I've written in the past about the Brooklyn waterfront ghost streets of Irving Street and Sedgwick Street. These were two two-block thoroughfares that rans from Columbia Street, between Kane and DeGraw, to the East River. They were lined with warehouses and businesses having to do with the shipping industry. Both streets hung around for more than a century or so before being eliminated in the 1990s when the land west of Columbia was denuded of buildings and paved over in service of the waterfront. For years, signs still hung on Columbia Street indicating the former locations of Irving and Sedgwick.
Until now, I never seen an actual photograph of either road. But the clutch of old photographs recently uncovered by Freebird Books includes a few shots of Irving (though none of Sedgwick). The photo above is taken from a lot on Columbia looking west down Irving. As you can see, the lane led right to the water. That thatch of green you see at the end of Irving is Governor's Island. The street is lined with old warehouses and industrial building, just as every map I've seen has always indicated it was.

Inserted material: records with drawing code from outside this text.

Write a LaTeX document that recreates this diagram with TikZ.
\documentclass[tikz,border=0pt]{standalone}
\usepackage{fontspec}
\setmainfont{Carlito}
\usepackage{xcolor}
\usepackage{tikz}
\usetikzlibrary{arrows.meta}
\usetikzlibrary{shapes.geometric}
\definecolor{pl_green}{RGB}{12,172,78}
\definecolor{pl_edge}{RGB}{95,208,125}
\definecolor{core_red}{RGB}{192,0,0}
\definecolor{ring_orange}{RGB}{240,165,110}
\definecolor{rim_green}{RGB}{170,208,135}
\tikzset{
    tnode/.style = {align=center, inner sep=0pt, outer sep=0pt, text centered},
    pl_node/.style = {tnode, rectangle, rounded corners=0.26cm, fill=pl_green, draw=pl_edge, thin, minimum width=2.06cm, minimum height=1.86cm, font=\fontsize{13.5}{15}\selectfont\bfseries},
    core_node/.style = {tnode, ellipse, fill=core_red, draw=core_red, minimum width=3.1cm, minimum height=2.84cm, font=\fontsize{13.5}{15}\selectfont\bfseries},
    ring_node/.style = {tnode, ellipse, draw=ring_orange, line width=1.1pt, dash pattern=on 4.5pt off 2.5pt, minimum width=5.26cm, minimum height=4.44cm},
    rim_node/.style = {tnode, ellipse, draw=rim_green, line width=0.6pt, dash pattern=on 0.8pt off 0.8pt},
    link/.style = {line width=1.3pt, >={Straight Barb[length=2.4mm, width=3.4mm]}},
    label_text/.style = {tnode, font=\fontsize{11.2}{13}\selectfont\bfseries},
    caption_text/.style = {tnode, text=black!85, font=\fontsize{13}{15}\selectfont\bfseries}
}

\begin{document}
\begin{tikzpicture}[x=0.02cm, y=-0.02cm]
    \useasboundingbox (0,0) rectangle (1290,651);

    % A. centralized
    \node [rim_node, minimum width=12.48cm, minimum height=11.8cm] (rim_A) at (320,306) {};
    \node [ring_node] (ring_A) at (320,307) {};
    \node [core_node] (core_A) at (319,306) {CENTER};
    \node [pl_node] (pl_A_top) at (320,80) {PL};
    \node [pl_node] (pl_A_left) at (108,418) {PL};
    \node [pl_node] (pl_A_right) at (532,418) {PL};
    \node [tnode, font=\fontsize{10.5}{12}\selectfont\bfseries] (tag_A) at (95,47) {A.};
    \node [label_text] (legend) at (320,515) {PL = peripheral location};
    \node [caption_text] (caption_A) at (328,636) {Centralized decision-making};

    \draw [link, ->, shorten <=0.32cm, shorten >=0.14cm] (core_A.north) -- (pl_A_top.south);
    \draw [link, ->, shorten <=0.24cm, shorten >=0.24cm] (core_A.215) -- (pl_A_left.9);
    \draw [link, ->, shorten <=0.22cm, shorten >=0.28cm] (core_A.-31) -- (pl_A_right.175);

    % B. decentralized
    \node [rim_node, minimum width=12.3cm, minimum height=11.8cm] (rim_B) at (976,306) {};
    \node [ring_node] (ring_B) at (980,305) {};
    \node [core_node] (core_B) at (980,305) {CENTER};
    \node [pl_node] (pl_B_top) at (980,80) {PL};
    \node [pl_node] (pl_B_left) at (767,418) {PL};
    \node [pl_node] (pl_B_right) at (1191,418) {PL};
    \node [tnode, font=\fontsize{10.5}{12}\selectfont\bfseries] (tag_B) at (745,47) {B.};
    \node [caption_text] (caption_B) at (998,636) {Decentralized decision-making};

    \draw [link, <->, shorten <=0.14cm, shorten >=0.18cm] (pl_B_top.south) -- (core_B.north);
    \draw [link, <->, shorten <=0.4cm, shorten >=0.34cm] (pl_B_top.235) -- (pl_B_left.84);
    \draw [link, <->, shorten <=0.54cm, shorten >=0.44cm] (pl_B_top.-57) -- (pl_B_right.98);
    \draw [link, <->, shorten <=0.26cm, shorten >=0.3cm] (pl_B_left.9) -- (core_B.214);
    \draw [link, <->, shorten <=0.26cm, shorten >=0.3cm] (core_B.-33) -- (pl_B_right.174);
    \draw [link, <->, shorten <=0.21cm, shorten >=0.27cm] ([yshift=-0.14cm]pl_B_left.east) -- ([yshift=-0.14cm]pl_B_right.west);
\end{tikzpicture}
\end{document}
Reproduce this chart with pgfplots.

Over their long existence, Irving and Sedgwick were places of action. The newspapers are full of old accounts of factory fires, fights, murders, the production of illegal booze, suicides and various other crimes that occurred on those gritty blocks.
The fellows in this picture look like tough customers. But they're actually hard at work converting that empty lot into a kind of recreation area for the surrounding Puerto Rican community.